### [LISTED ENTRIES]
************

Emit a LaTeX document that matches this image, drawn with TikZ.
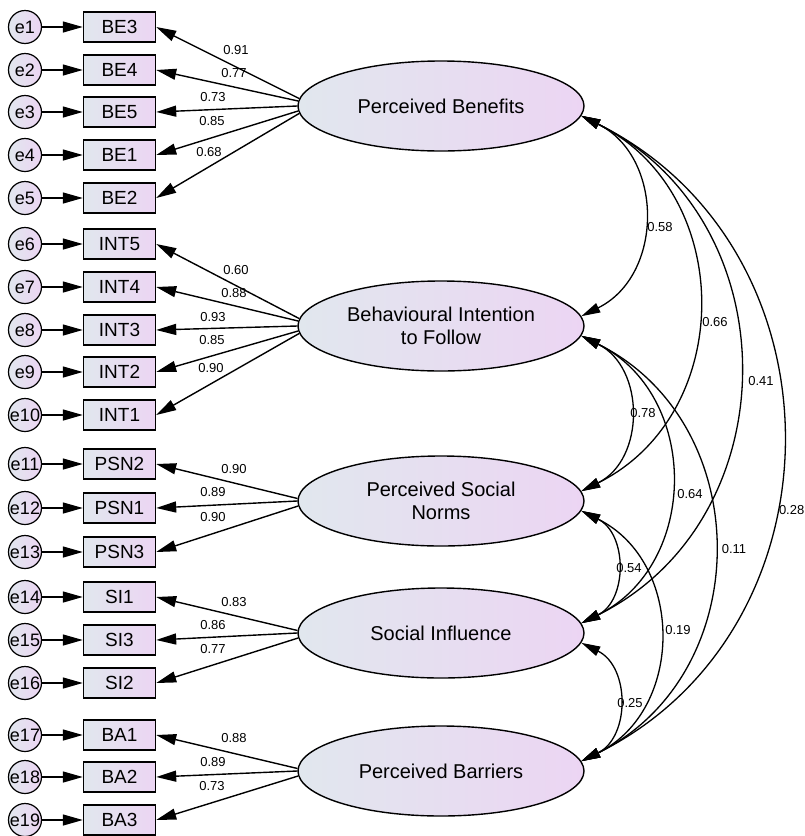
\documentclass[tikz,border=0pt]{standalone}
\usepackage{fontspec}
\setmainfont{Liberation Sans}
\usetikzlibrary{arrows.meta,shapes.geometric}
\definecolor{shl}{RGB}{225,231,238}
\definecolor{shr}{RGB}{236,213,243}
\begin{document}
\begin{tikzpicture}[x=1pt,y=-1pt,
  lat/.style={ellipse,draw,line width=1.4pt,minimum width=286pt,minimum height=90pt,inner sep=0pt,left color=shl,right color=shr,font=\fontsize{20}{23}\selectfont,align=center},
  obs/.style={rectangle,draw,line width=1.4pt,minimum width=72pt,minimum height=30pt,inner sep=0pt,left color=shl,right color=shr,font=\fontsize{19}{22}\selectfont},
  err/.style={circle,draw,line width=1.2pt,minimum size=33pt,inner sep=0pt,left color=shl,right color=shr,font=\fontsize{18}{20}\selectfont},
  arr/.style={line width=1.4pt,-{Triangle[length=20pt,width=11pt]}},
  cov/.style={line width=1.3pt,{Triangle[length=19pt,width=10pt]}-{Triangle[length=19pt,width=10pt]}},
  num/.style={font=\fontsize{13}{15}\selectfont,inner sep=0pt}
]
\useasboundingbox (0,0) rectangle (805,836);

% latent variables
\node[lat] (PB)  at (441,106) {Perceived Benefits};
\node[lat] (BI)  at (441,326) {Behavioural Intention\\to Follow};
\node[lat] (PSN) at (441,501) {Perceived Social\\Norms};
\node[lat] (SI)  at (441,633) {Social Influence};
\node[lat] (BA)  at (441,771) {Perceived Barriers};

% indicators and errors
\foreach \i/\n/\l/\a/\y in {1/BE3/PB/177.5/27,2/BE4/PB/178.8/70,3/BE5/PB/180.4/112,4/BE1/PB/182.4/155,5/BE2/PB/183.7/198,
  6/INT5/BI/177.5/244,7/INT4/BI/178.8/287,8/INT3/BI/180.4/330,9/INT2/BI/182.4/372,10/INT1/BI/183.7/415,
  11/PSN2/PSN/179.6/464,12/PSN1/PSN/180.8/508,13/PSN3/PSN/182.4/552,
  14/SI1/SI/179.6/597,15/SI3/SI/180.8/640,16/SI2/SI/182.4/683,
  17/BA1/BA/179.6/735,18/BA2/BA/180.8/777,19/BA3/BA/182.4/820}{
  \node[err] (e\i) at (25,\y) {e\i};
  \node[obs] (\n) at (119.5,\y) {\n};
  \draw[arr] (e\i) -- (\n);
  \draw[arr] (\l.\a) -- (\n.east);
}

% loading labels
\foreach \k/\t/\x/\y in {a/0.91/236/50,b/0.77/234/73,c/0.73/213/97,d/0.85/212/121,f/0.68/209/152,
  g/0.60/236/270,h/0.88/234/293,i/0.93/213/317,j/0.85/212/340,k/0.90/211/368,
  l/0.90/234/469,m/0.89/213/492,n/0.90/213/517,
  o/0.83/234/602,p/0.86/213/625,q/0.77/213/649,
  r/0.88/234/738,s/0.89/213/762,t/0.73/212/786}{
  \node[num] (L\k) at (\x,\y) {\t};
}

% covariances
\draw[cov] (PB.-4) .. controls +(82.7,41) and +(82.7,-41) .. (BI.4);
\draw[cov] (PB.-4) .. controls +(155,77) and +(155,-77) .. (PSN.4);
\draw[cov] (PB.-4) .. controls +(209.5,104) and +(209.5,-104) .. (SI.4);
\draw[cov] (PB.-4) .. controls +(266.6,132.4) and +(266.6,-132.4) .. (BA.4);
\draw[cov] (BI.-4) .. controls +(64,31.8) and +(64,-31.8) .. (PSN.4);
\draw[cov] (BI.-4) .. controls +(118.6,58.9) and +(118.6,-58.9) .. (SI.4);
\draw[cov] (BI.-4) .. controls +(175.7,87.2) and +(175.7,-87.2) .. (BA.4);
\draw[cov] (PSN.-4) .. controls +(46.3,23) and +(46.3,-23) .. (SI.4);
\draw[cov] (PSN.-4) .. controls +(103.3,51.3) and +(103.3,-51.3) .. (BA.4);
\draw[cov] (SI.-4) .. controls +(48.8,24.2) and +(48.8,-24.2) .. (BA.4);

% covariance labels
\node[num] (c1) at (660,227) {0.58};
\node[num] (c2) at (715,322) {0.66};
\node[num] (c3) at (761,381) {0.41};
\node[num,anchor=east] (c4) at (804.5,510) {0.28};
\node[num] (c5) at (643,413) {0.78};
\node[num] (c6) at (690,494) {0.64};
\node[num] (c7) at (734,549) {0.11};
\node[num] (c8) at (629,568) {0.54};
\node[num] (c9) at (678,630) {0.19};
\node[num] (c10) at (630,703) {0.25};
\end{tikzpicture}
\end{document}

************

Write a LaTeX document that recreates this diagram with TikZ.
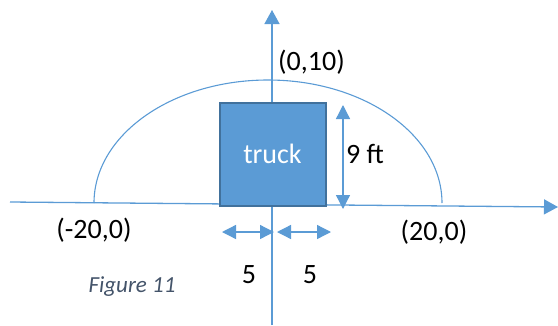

************

### [WHAT YOU HAVE TO DO]
Review the preceding data and report every line that includes the string "this".

### [ANSWER TO THE EXERCISE]
Emit a LaTeX document that matches this image, drawn with TikZ.
Write a LaTeX document that recreates this diagram with TikZ.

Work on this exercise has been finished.